Обе камеры застрекотали, и в ту же секунду, как по сигналу, появился на свет детеныш. Он упал на хвост Памелы и остался лежать там — розовато-белый поблескивающий шарик не больше первого сустава моего мизинца. Я примерно знал, что увижу, и все-таки за все годы, что мне приходится наблюдать животных, редко доводилось видеть такое удивительное и поистине невероятное зрелище. По существу, перед нами был зародыш — ведь со времени зачатия прошло всего тридцать три дня. Абсолютно слепой, аккуратно сложенные вместе задние ножки совсем не действуют — в таком состоянии кенгуренок был исторгнут на свет Божий, а тут ему еще предстояло взбираться вверх по обросшему шерстью животу матери и отыскивать вход в сумку. Напрашивалось сравнение с безногим слепцом, карабкающимся сквозь густой лес к вершине Эвереста, тем более что малыш не получал никакой помощи от Памелы. Мы установили (и наш фильм может это подтвердить), что мать (вопреки распространенным утверждениям) не облизывает шерсть, чтобы проложить дорожку для детеныша. Как только кенгуренок родился, он, причудливо, почти по-рыбьи, извиваясь, покинул хвост и начал пробираться вверх сквозь шерсть. Памела не уделяла ему никакого внимания. Нагнувшись, она вылизала низ живота и хвост, потом принялась наводить чистоту позади ползущего малыша, который, очевидно, оставлял на шерсти влажный след. Несколько раз ее язык задел детеныша, но я уверен, что это было чисто случайно, а не намеренно.

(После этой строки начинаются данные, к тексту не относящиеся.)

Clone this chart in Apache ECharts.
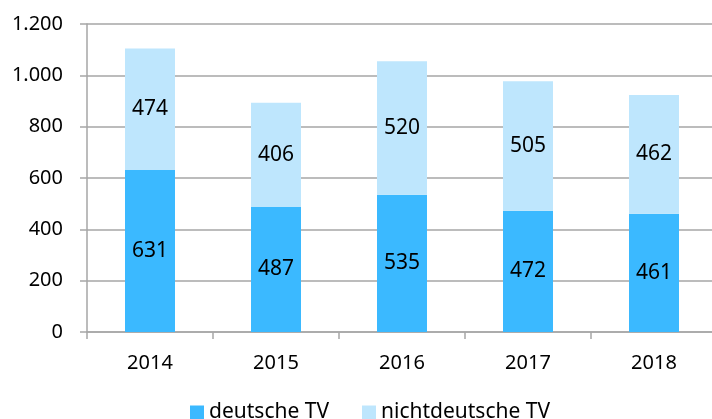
<html>
<head>
<meta charset="utf-8">
<script src="https://cdn.jsdelivr.net/npm/echarts@6/dist/echarts.min.js"></script>
<style>
  html, body { margin: 0; padding: 0; background: #fff; overflow: hidden; }
  #main { width: 717px; height: 419px; }
</style>
</head>
<body>
<div id="main"></div>
<script>
var years = ['2014', '2015', '2016', '2017', '2018'];
var deutsche = [631, 487, 535, 472, 461];
var nichtdeutsche = [474, 406, 520, 505, 462];

var myChart = echarts.init(document.getElementById('main'));
var font = 'Noto Sans';
var gridColor = '#a6a6a6';

function fmt(v) {
    return String(v).replace(/\B(?=(\d{3})+(?!\d))/g, '.');
}

myChart.setOption({
    animation: false,
    backgroundColor: '#fff',
    textStyle: {fontFamily: font},
    // plot area runs slightly past the right edge of the window
    grid: {left: 87, top: 24, right: 0, bottom: 87, containLabel: false},
    legend: {
        bottom: -9,
        left: 185,
        itemWidth: 14,
        itemHeight: 14,
        itemGap: 33,
        icon: 'rect',
        textStyle: {fontSize: 21, color: '#000', fontFamily: font},
        data: ['deutsche TV', 'nichtdeutsche TV']
    },
    xAxis: {
        type: 'category',
        data: years,
        axisLine: {lineStyle: {color: gridColor, width: 1.5}},
        axisTick: {show: true, length: 7, lineStyle: {color: gridColor, width: 1.5}},
        axisLabel: {fontSize: 20, color: '#000', margin: 21, fontFamily: font}
    },
    yAxis: {
        type: 'value',
        min: 0,
        max: 1200,
        interval: 200,
        axisLine: {show: true, lineStyle: {color: gridColor, width: 1.5}},
        axisTick: {show: true, length: 7, lineStyle: {color: gridColor, width: 1.5}},
        splitLine: {lineStyle: {color: gridColor, width: 1.5}},
        axisLabel: {fontSize: 20, color: '#000', margin: 24, fontFamily: font, formatter: fmt}
    },
    series: [
        {
            name: 'deutsche TV',
            type: 'bar',
            stack: 'tv',
            barWidth: 50,
            data: deutsche,
            itemStyle: {color: '#3bb9ff'},
            label: {show: true, position: 'inside', fontSize: 21, color: '#000', fontFamily: font}
        },
        {
            name: 'nichtdeutsche TV',
            type: 'bar',
            stack: 'tv',
            barWidth: 50,
            data: nichtdeutsche,
            itemStyle: {color: '#bee6fd'},
            label: {show: true, position: 'inside', fontSize: 21, color: '#000', fontFamily: font}
        }
    ]
});
</script>
</body>
</html>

Медленно и упорно пульсирующий розовый шарик прокладывал себе путь сквозь густой мех. От рождения малыша до того момента, когда он достиг края сумки, прошло около десяти минут. Существо весом всего в какой-нибудь грамм (вес пяти-шести булавок!) сумело одолеть такой подъем — это само по себе было чудом, но ведь ему надо было решить еще одну задачу. Выводковая сумка не уступает по размерам большой дамской сумке, и такую огромную площадь, да еще обросшую мехом, лилипутик должен был обследовать, чтобы найти сосок. Этот поиск длится до двадцати минут. Стоит детенышу захватить ртом сосок, как последний сразу разбухает так, что кенгуренок прочно пристает к нему — настолько прочно, что если вы попробуете оторвать его от соска, нежные ткани рта кенгуренка будут изранены в кровь. Кстати, видимо, поэтому возникло совершенно ошибочное представление, будто детеныши кенгуру рождаются «из соска», иначе говоря, отпочковываются от него.

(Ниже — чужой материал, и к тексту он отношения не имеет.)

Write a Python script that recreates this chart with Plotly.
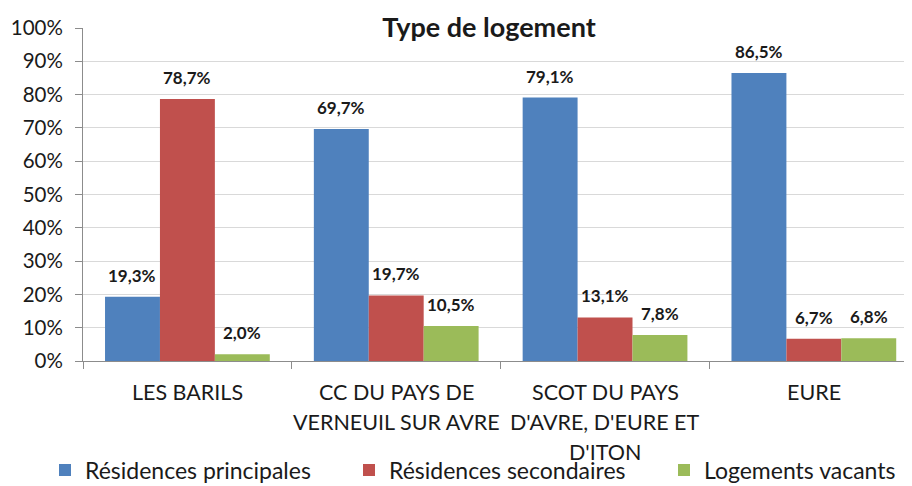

Но вот наконец малыш перевалил через край выводковой сумки и скрылся внутри; можно было останавливать камеры и выключать свет с сознанием, что нами сняты замечательные, уникальные кадры. Крис и Джим были в восторге. Это и в самом деле было незабываемое зрелище. и я уверен, что даже самый закоренелый враг кенгуру из числа овцеводов был бы восхищен непреклонной решимостью, с какой детеныш выполнил геркулесов труд. Его произвели на свет недоразвитым и вынудили совершить столь тяжкое восхождение — так неужели он не заслужил права спокойно жить в своей выстланной мехом колыбели с центральным отоплением и встроенным молочным баром? Я от души надеюсь, что исследования Гарри Фрита, Джеффа Шермена и их товарищей позволят спасти самое крупное среди сумчатых от полного истребления.